This project aims to build a machine learning model for **Speech Emotion Recognition (SER)**.

**Speech Emotion Recognition** involves identifying human emotions and affective states from speech. This leverages the fact that tone and pitch in voice often convey underlying emotions. It's a phenomenon also observed in animals like dogs and horses, which use vocal cues to understand human emotions.

**Dataset Used:**

Ryerson Audio-Visual Database of Emotional Speech and Song (RAVDESS)
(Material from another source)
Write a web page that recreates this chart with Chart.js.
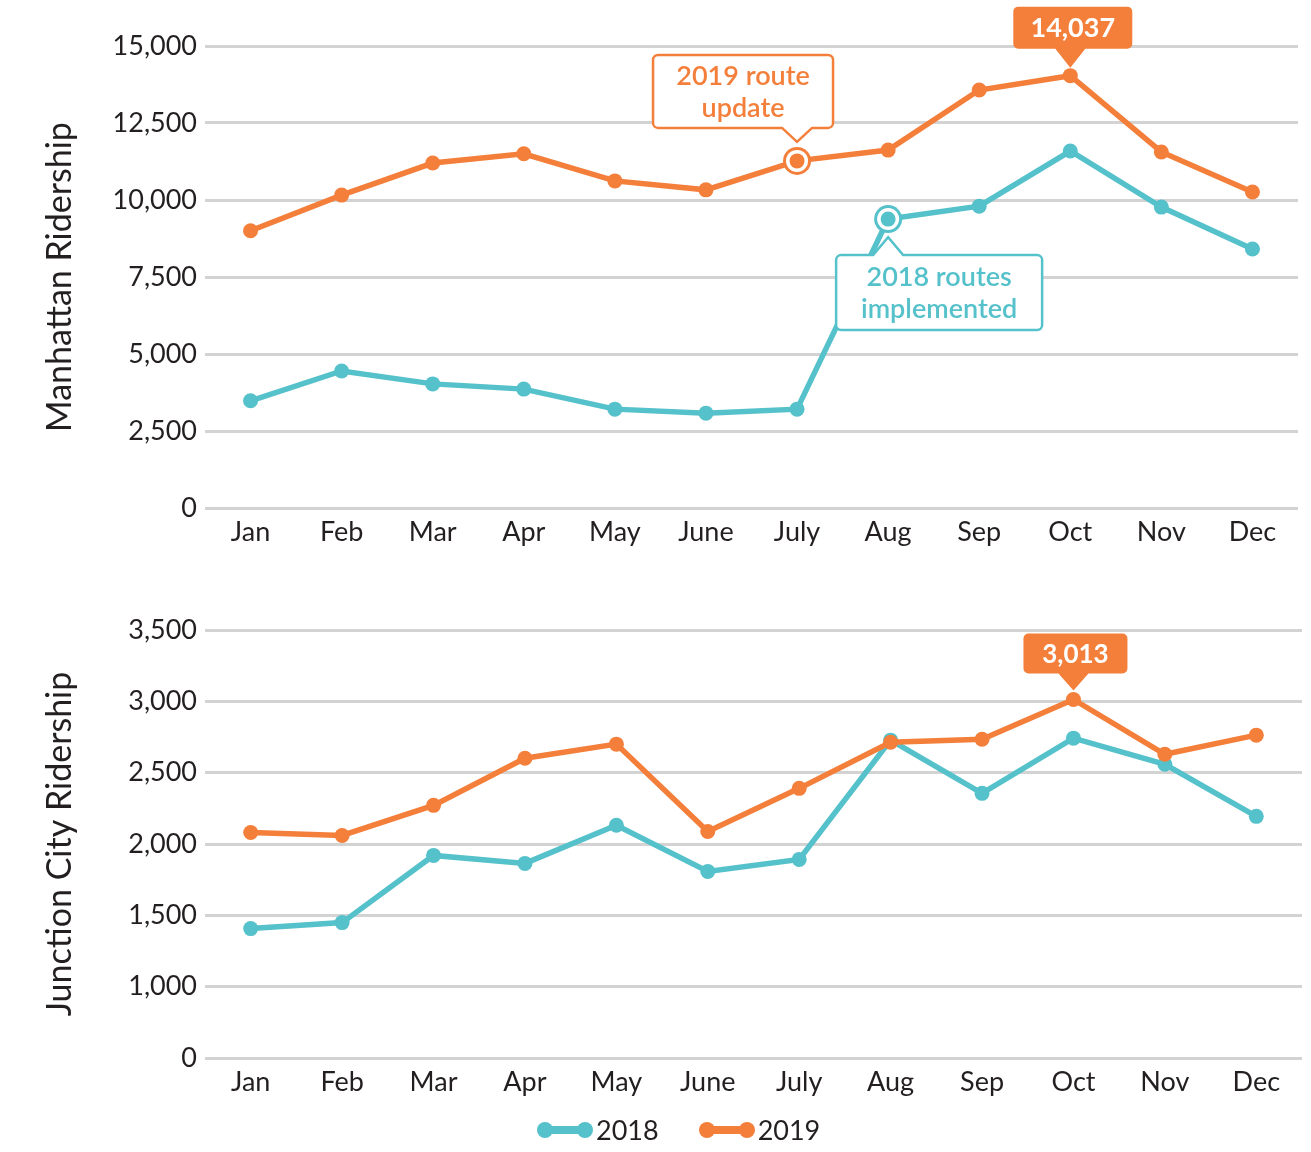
<!DOCTYPE html>
<html>
<head>
<meta charset="utf-8">
<title>Ridership</title>
<script src="https://cdn.jsdelivr.net/npm/chart.js@4.4.0/dist/chart.umd.min.js"></script>
<style>
  html, body { margin: 0; padding: 0; background: #fff; }
  body { width: 1311px; height: 1152px; position: relative; overflow: hidden; font-family: Lato, sans-serif; }
  .box { position: absolute; left: 0; width: 1311px; }
  #topBox { top: 0; height: 560px; }
  #bottomBox { top: 560px; height: 592px; }
  #legend { position: absolute; left: 537px; top: 1111px; height: 38px; display: flex; align-items: center; gap: 40px; }
  .item { display: flex; align-items: center; gap: 3px; font-size: 27px; color: #231f20; line-height: 38px; }
  .swatch { position: relative; width: 56px; height: 16px; }
  .swatch .bar { position: absolute; left: 8px; right: 8px; top: 4px; height: 8px; }
  .swatch .dot { position: absolute; top: 0; width: 16px; height: 16px; border-radius: 50%; }
</style>
</head>
<body>
<div id="topBox" class="box"><canvas id="manhattanChart"></canvas></div>
<div id="bottomBox" class="box"><canvas id="junctionChart"></canvas></div>
<div id="legend"></div>
<script>
// Data
const months = ['Jan', 'Feb', 'Mar', 'Apr', 'May', 'June', 'July', 'Aug', 'Sep', 'Oct', 'Nov', 'Dec'];
const seriesNames = ['2018', '2019'];
const manhattan2018 = [3480, 4450, 4030, 3860, 3210, 3080, 3210, 9380, 9800, 11590, 9770, 8410];
const manhattan2019 = [9000, 10160, 11200, 11500, 10620, 10330, 11270, 11620, 13570, 14037, 11560, 10260];
const junction2018 = [1407, 1449, 1920, 1864, 2131, 1808, 1892, 2728, 2355, 2742, 2559, 2194];
const junction2019 = [2081, 2060, 2271, 2601, 2700, 2088, 2390, 2713, 2734, 3013, 2629, 2763];
const manhattanTicks = [0, 2500, 5000, 7500, 10000, 12500, 15000];
const junctionTicks = [500, 1000, 1500, 2000, 2500, 3000, 3500];
const junctionTickLabels = ['0', '1,000', '1,500', '2,000', '2,500', '3,000', '3,500'];

const teal = '#55c1ca';
const orange = '#f47f3b';
const textColor = '#231f20';
const gridColor = '#d3d3d3';

Chart.defaults.font.family = 'Lato, sans-serif';
Chart.defaults.color = textColor;

// rounded box with a pointer on its top or bottom edge
function calloutPath(ctx, x, y, w, h, r, tipX, tipY, half) {
    const top = tipY < y;
    ctx.beginPath();
    ctx.moveTo(x + r, y);
    if (top) {
        ctx.lineTo(tipX - half, y);
        ctx.lineTo(tipX, tipY);
        ctx.lineTo(tipX + half, y);
    }
    ctx.lineTo(x + w - r, y);
    ctx.arcTo(x + w, y, x + w, y + r, r);
    ctx.lineTo(x + w, y + h - r);
    ctx.arcTo(x + w, y + h, x + w - r, y + h, r);
    if (!top) {
        ctx.lineTo(tipX + half, y + h);
        ctx.lineTo(tipX, tipY);
        ctx.lineTo(tipX - half, y + h);
    }
    ctx.lineTo(x + r, y + h);
    ctx.arcTo(x, y + h, x, y + h - r, r);
    ctx.lineTo(x, y + r);
    ctx.arcTo(x, y, x + r, y, r);
    ctx.closePath();
}

const calloutPlugin = {
    id: 'callouts',
    afterDatasetsDraw(chart, args, opts) {
        const ctx = chart.ctx;
        (opts.items || []).forEach(item => {
            const pt = chart.getDatasetMeta(item.dataset).data[item.index];
            const value = chart.data.datasets[item.dataset].data[item.index];
            const color = chart.data.datasets[item.dataset].borderColor;
            const x = pt.x, y = pt.y;
            ctx.save();
            if (item.ring) {
                [[14, color], [11, '#fff'], [7.5, color]].forEach(([r, c]) => {
                    ctx.beginPath();
                    ctx.arc(x, y, r, 0, Math.PI * 2);
                    ctx.fillStyle = c;
                    ctx.fill();
                });
            }
            const bx = x + item.box[0], by = y + item.box[1];
            const bw = item.box[2], bh = item.box[3];
            calloutPath(ctx, bx, by, bw, bh, 5, x, y + item.tip, 15);
            if (item.filled) {
                ctx.fillStyle = color;
                ctx.fill();
            } else {
                ctx.fillStyle = '#fff';
                ctx.fill();
                ctx.lineWidth = 2.5;
                ctx.strokeStyle = color;
                ctx.stroke();
            }
            const lines = item.text || [value.toLocaleString('en-US')];
            ctx.fillStyle = item.filled ? '#fff' : color;
            ctx.font = item.font;
            ctx.textAlign = 'center';
            ctx.textBaseline = 'middle';
            const cx = bx + bw / 2, cy = by + bh / 2 + 1;
            lines.forEach((line, i) => {
                ctx.fillText(line, cx, cy + (i - (lines.length - 1) / 2) * 32);
            });
            ctx.restore();
        });
    }
};

function makeDataset(label, data, color, order) {
    return {
        label,
        data,
        borderColor: color,
        backgroundColor: color,
        borderWidth: 5.5,
        pointRadius: 7.5,
        pointHoverRadius: 7.5,
        pointBorderWidth: 0,
        pointBackgroundColor: color,
        tension: 0,
        order
    };
}

function makeChart(id, d2018, d2019, tickValues, tickLabels, title, pad, xHeight, callouts) {
    const ctx = document.getElementById(id).getContext('2d');
    return new Chart(ctx, {
        type: 'line',
        data: {
            labels: months,
            datasets: [
                makeDataset(seriesNames[0], d2018, teal, 1),
                makeDataset(seriesNames[1], d2019, orange, 0)
            ]
        },
        options: {
            responsive: true,
            maintainAspectRatio: false,
            animation: false,
            layout: { padding: pad },
            plugins: {
                legend: { display: false },
                tooltip: { enabled: false },
                callouts: { items: callouts }
            },
            scales: {
                x: {
                    offset: true,
                    grid: { display: false },
                    border: { display: false },
                    ticks: { padding: 0, font: { size: 27 }, color: textColor, maxRotation: 0 },
                    afterFit: s => { s.height = xHeight; }
                },
                y: {
                    min: tickValues[0],
                    max: tickValues[tickValues.length - 1],
                    afterBuildTicks: s => { s.ticks = tickValues.map(v => ({ value: v })); },
                    grid: { color: gridColor, lineWidth: 3, drawTicks: false },
                    border: { display: false },
                    ticks: {
                        padding: 8,
                        font: { size: 27 },
                        color: textColor,
                        callback: (v, i) => tickLabels ? tickLabels[i] : v.toLocaleString('en-US')
                    },
                    title: {
                        display: true,
                        text: title,
                        font: { size: 34 },
                        color: textColor,
                        padding: { top: 40, bottom: 0 }
                    },
                    afterFit: s => { s.width = 205; }
                }
            }
        },
        plugins: [calloutPlugin]
    });
}

const peak2019 = manhattan2019.indexOf(Math.max(...manhattan2019));
const peakJunction = junction2019.indexOf(Math.max(...junction2019));

makeChart('manhattanChart', manhattan2018, manhattan2019, manhattanTicks, null, 'Manhattan Ridership',
    { top: 46, right: 13, left: 0, bottom: 0 }, 52, [
        { dataset: 1, index: 6, ring: true, text: ['2019 route', 'update'], box: [-144, -106, 180, 73], tip: -19, font: '600 27px Lato, sans-serif' },
        { dataset: 0, index: 7, ring: true, text: ['2018 routes', 'implemented'], box: [-52, 36, 206, 75], tip: 18, font: '600 27px Lato, sans-serif' },
        { dataset: 1, index: peak2019, filled: true, box: [-57, -69, 119, 42], tip: -8, font: 'bold 27px Lato, sans-serif' }
    ]);

makeChart('junctionChart', junction2018, junction2019, junctionTicks, junctionTickLabels, 'Junction City Ridership',
    { top: 70, right: 9, left: 0, bottom: 0 }, 94, [
        { dataset: 1, index: peakJunction, filled: true, box: [-50, -66, 104, 40], tip: -9, font: 'bold 26px Lato, sans-serif' }
    ]);

// Legend
const legend = document.getElementById('legend');
[teal, orange].forEach((color, i) => {
    const item = document.createElement('div');
    item.className = 'item';
    item.innerHTML = `
        <div class="swatch">
            <div class="bar" style="background:${color}"></div>
            <div class="dot" style="left:0;background:${color}"></div>
            <div class="dot" style="right:0;background:${color}"></div>
        </div>
        <span>${seriesNames[i]}</span>`;
    legend.appendChild(item);
});
</script>
</body>
</html>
**Download RAVDESSS dataset and remove unnecessary files from it.**

In [None]:
import os
import shutil
import zipfile
import requests

url = "https://www.kaggle.com/api/v1/datasets/download/uwrfkaggler/ravdess-emotional-speech-audio?datasetVersionNumber=1"

response = requests.get(url)
zip_path = "/content/ravdess.zip"

# Write the content to a file
with open(zip_path, "wb") as file:
    file.write(response.content)

# Extract the ZIP file
with zipfile.ZipFile(zip_path, 'r') as zip_ref:
    zip_ref.extractall("/content/ravdess")
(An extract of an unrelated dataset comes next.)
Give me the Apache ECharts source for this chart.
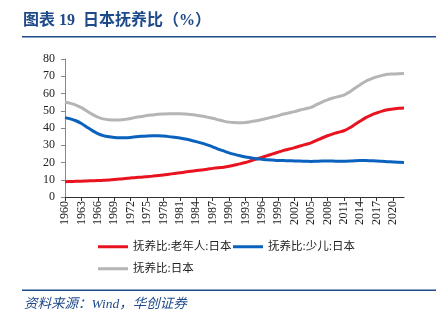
<!DOCTYPE html>
<html><head><meta charset="utf-8">
<script src="https://cdn.jsdelivr.net/npm/echarts@6/dist/echarts.min.js"></script>
<style>html,body{margin:0;padding:0;background:#fff}#c{width:448px;height:325px}</style>
</head><body><div id="c"></div>
<script>
var years = [];
for (var y = 1960; y <= 2022; y++) years.push(String(y));

var elderly = [8.9,9.0,9.1,9.2,9.3,9.4,9.5,9.7,9.9,10.2,10.4,10.7,11.0,11.3,11.5,11.8,12.1,12.5,12.8,13.2,13.6,14.0,14.5,14.9,15.3,15.7,16.1,16.6,17.0,17.3,17.8,18.5,19.2,20.0,21.0,22.0,23.0,24.0,25.0,26.0,27.0,27.8,28.6,29.6,30.5,31.4,32.8,34.2,35.5,36.6,37.5,38.4,40.0,42.0,44.0,46.0,47.5,48.7,49.8,50.6,51.0,51.4,51.6];
var youth = [46.0,45.3,44.2,42.6,40.5,38.5,36.8,35.6,34.9,34.5,34.3,34.3,34.5,34.9,35.2,35.4,35.5,35.5,35.3,35.0,34.6,34.2,33.6,32.9,32.1,31.2,30.2,29.1,27.8,26.7,25.6,24.7,23.9,23.2,22.7,22.2,21.9,21.6,21.4,21.2,21.1,21.0,20.9,20.8,20.7,20.6,20.7,20.8,20.8,20.8,20.7,20.7,20.8,21.0,21.1,21.1,21.0,20.9,20.7,20.5,20.3,20.1,20.0];
var total = [54.9,54.3,53.3,51.8,49.8,47.9,46.3,45.3,44.8,44.7,44.7,45.0,45.5,46.2,46.7,47.2,47.6,48.0,48.1,48.2,48.2,48.2,48.1,47.8,47.4,46.9,46.3,45.7,44.8,44.0,43.4,43.2,43.1,43.2,43.7,44.2,44.9,45.6,46.4,47.2,48.1,48.8,49.5,50.4,51.2,52.0,53.5,55.0,56.3,57.4,58.2,59.1,60.8,63.0,65.1,67.1,68.5,69.6,70.5,71.1,71.3,71.5,71.6];

var seriesNames = ['抚养比:老年人:日本', '抚养比:少儿:日本', '抚养比:日本'];
var titleText = '图表 19  日本抚养比（%）';
var sourceText = '资料来源：Wind，华创证券';

var navy = '#1F4A8A';
var serif = '"Liberation Serif", "Noto Sans CJK SC", serif';
var cjk = '"Liberation Serif", "Noto Sans CJK SC", serif';

var chart = echarts.init(document.getElementById('c'), null, {renderer: 'canvas'});
function legendItem(name, left, top) {
  return {
    data: [name], left: left, top: top, orient: 'horizontal',
    icon: 'rect', itemWidth: 30, itemHeight: 3, itemGap: 6, padding: 0,
    textStyle: {fontFamily: cjk, fontSize: 11.5, color: '#222'},
    selectedMode: false
  };
}
chart.setOption({
  animation: false,
  grid: {left: 65, right: 44, top: 59, bottom: 128, containLabel: false},
  graphic: [
    {type: 'text', left: 23, top: 13, style: {text: titleText, font: 'bold 16px ' + cjk, fill: navy}},
    {type: 'rect', shape: {x: 22, y: 36, width: 414, height: 1.6}, style: {fill: navy}},
    {type: 'rect', shape: {x: 22, y: 289.5, width: 414, height: 1.6}, style: {fill: navy}},
    {type: 'text', left: 24, top: 298, style: {text: sourceText, font: 'italic 13.5px ' + cjk, fill: navy}}
  ],
  legend: [
    legendItem(seriesNames[0], 98, 241),
    legendItem(seriesNames[1], 233, 241),
    legendItem(seriesNames[2], 98, 263)
  ],
  xAxis: {
    type: 'category', data: years, boundaryGap: false,
    axisLine: {lineStyle: {color: '#333', width: 1}},
    axisTick: {interval: 2, length: 4, lineStyle: {color: '#333'}},
    axisLabel: {interval: 2, rotate: 90, fontFamily: serif, fontSize: 12, color: '#222', margin: 4}
  },
  yAxis: {
    type: 'value', min: 0, max: 80, interval: 10,
    axisLine: {show: true, lineStyle: {color: '#888', width: 1}},
    axisTick: {show: true, length: 4, lineStyle: {color: '#888'}},
    splitLine: {show: false},
    axisLabel: {fontFamily: serif, fontSize: 12, color: '#222', margin: 10}
  },
  series: [
    {name: seriesNames[0], type: 'line', data: elderly, smooth: 0.3, showSymbol: false, lineStyle: {color: '#E8131F', width: 3}, itemStyle: {color: '#E8131F'}},
    {name: seriesNames[1], type: 'line', data: youth, smooth: 0.3, showSymbol: false, lineStyle: {color: '#0A62BE', width: 3}, itemStyle: {color: '#0A62BE'}},
    {name: seriesNames[2], type: 'line', data: total, smooth: 0.3, showSymbol: false, lineStyle: {color: '#B5B5B5', width: 3}, itemStyle: {color: '#B5B5B5'}}
  ]
});
</script></body></html>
# Path to the extracted dataset
RAVDESS = "/content/ravdess"

os.remove(zip_path)

path_to_delete = "/content/ravdess/audio_speech_actors_01-24"
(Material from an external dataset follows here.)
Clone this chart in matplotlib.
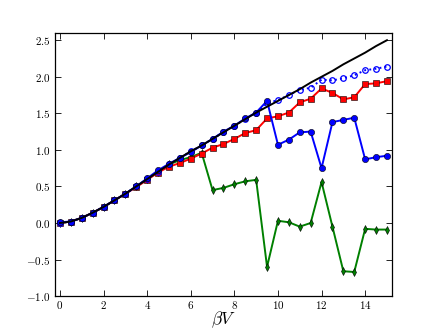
import numpy as np
import matplotlib
matplotlib.use("Agg")
import matplotlib.pyplot as plt
from matplotlib.ticker import FuncFormatter, MultipleLocator

plt.rcParams['mathtext.fontset'] = 'cm'
plt.rcParams['font.family'] = 'DejaVu Serif'

# beta*V grid
beta_v = np.arange(0, 15.01, 0.5)

# exact curve (black line)
exact = [0.00, 0.02, 0.07, 0.14, 0.22, 0.31, 0.40, 0.50, 0.60, 0.70,
         0.80, 0.89, 0.98, 1.06, 1.15, 1.24, 1.33, 1.42, 1.51, 1.59,
         1.67, 1.75, 1.83, 1.92, 2.00, 2.08, 2.17, 2.25, 2.33, 2.42, 2.50]

# open blue circles, dotted
open_blue = [0.00, 0.02, 0.07, 0.14, 0.22, 0.31, 0.40, 0.50, 0.60, 0.70,
             0.80, 0.89, 0.98, 1.06, 1.15, 1.24, 1.33, 1.42, 1.51, 1.64,
             1.68, 1.75, 1.82, 1.85, 1.96, 1.95, 1.98, 2.02, 2.09, 2.11, 2.14]

# red squares
red_sq = [0.00, 0.02, 0.07, 0.14, 0.22, 0.31, 0.40, 0.49, 0.59, 0.69,
          0.77, 0.82, 0.88, 0.95, 1.03, 1.08, 1.15, 1.23, 1.27, 1.43,
          1.46, 1.51, 1.65, 1.70, 1.84, 1.78, 1.69, 1.72, 1.90, 1.91, 1.94]

# filled blue circles
blue_dot = [0.01, 0.02, 0.07, 0.14, 0.22, 0.31, 0.40, 0.50, 0.61, 0.72,
            0.81, 0.89, 0.97, 1.06, 1.15, 1.25, 1.33, 1.43, 1.51, 1.67,
            1.07, 1.14, 1.24, 1.25, 0.75, 1.38, 1.41, 1.44, 0.87, 0.90, 0.92]

# green diamonds
green_dia = [0.00, 0.02, 0.07, 0.14, 0.22, 0.31, 0.40, 0.50, 0.60, 0.70,
             0.80, 0.86, 0.90, 0.96, 0.45, 0.48, 0.53, 0.57, 0.59, -0.60,
             0.03, 0.01, -0.05, 0.00, 0.56, -0.05, -0.66, -0.67, -0.08, -0.09, -0.09]

fig, ax = plt.subplots(figsize=(4.36, 3.29), dpi=100)
fig.subplots_adjust(left=0.125, right=0.9, bottom=0.1, top=0.9)

lw = 1.4
ax.plot(beta_v, green_dia, '-', color='green', lw=lw, marker='d', ms=4,
        mfc='green', mec='black', mew=0.4)
ax.plot(beta_v, red_sq, '-', color='red', lw=lw, marker='s', ms=4,
        mfc='red', mec='black', mew=0.4)
ax.plot(beta_v, open_blue, ':', color='blue', lw=lw, marker='o', ms=4,
        mfc='none', mec='blue', mew=0.9)
ax.plot(beta_v, blue_dot, '-', color='blue', lw=lw, marker='o', ms=4.5,
        mfc='blue', mec='black', mew=0.4)
ax.plot(beta_v, exact, '-', color='black', lw=lw)

ax.set_xlim(-0.25, 15.25)
ax.set_ylim(-1.0, 2.6)
ax.xaxis.set_major_locator(MultipleLocator(2))
ax.yaxis.set_major_locator(MultipleLocator(0.5))
ax.xaxis.set_major_formatter(FuncFormatter(lambda v, p: r'$%d$' % round(v)))
ax.yaxis.set_major_formatter(FuncFormatter(lambda v, p: r'$%.1f$' % v))
ax.tick_params(direction='in', top=True, right=True, length=4, width=0.6,
               labelsize=8, pad=3)
ax.tick_params(axis='x', pad=2)
for s in ax.spines.values():
    s.set_linewidth(0.9)

ax.set_xlabel(r'$\beta V$', fontsize=12.5, labelpad=-1)

fig.savefig('out.png', dpi=100, facecolor='white')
if os.path.exists(path_to_delete):
    shutil.rmtree(path_to_delete)
else:
    print(f"Path does not exist: {path_to_delete}")

**Split the data into two parts:**

**1. Training Set**

**2. Test Set**

In [None]:
# Paths to the directories
train_set_path = os.path.join(RAVDESS, "Train Set")
test_set_path = os.path.join(RAVDESS, "Test Set")

# Create the subfolders if they don't exist
os.makedirs(train_set_path, exist_ok=True)
os.makedirs(test_set_path, exist_ok=True)

# List of actor folders in the RAVDESS directory
actor_folders = sorted([f for f in os.listdir(RAVDESS) if f.startswith("Actor_")])

for actor in actor_folders[0:20]:
    shutil.move(os.path.join(RAVDESS, actor), train_set_path)

for actor in actor_folders[20:24]:
    shutil.move(os.path.join(RAVDESS, actor), test_set_path)

## **Filename identifiers as per the official RAVDESS website:**

Modality (01 = full-AV, 02 = video-only, 03 = audio-only).

Vocal channel (01 = speech, 02 = song).

Emotion (01 = neutral, 02 = calm, 03 = happy, 04 = sad, 05 = angry, 06 =
fearful, 07 = disgust, 08 = surprised).

Emotional intensity (01 = normal, 02 = strong). NOTE: There is no strong intensity for the 'neutral' emotion.

Statement (01 = "Kids are talking by the door", 02 = "Dogs are sitting by the door").

Repetition (01 = 1st repetition, 02 = 2nd repetition).
Actor (01 to 24. Odd numbered actors are male, even numbered actors are female).

## Example:

02-01-06-01-02-01-12.mp4

This means the meta data for the audio file is:

Video-only (02)

Speech (01)

Fearful (06)

Normal intensity (01)

Statement "dogs" (02)

1st Repetition (01)

12th Actor (12) - Female (as the actor ID number is even)

In [None]:
# Define dictionary to map file name to emotions

emotions = {
  '01':'neutral',
  '02':'calm',
  '03':'happy',
  '04':'sad',
  '05':'angry',
  '06':'fearful',
  '07':'disgust',
  '08':'surprised'
}

# Observing these emotions

observed_emotions = ['happy', 'sad', 'angry', 'fearful', 'neutral']

In [None]:
import numpy as np
import pandas as pd

import librosa
import librosa.display

In [None]:
# Training set data frame created from the given data

train_set_list = os.listdir(train_set_path)

data = []

for dir in train_set_list:
  actor = os.listdir(train_set_path+ '/'+ dir)
  for file in actor:
    part = file.split('.')[0]
    part = part.split('-')
    emotion = emotions.get(part[2], None)
    if emotion is not None and emotion in observed_emotions:
      file_path = os.path.join(train_set_path, dir, file)
      data.append({'Emotion': emotion, 'File_Path': file_path})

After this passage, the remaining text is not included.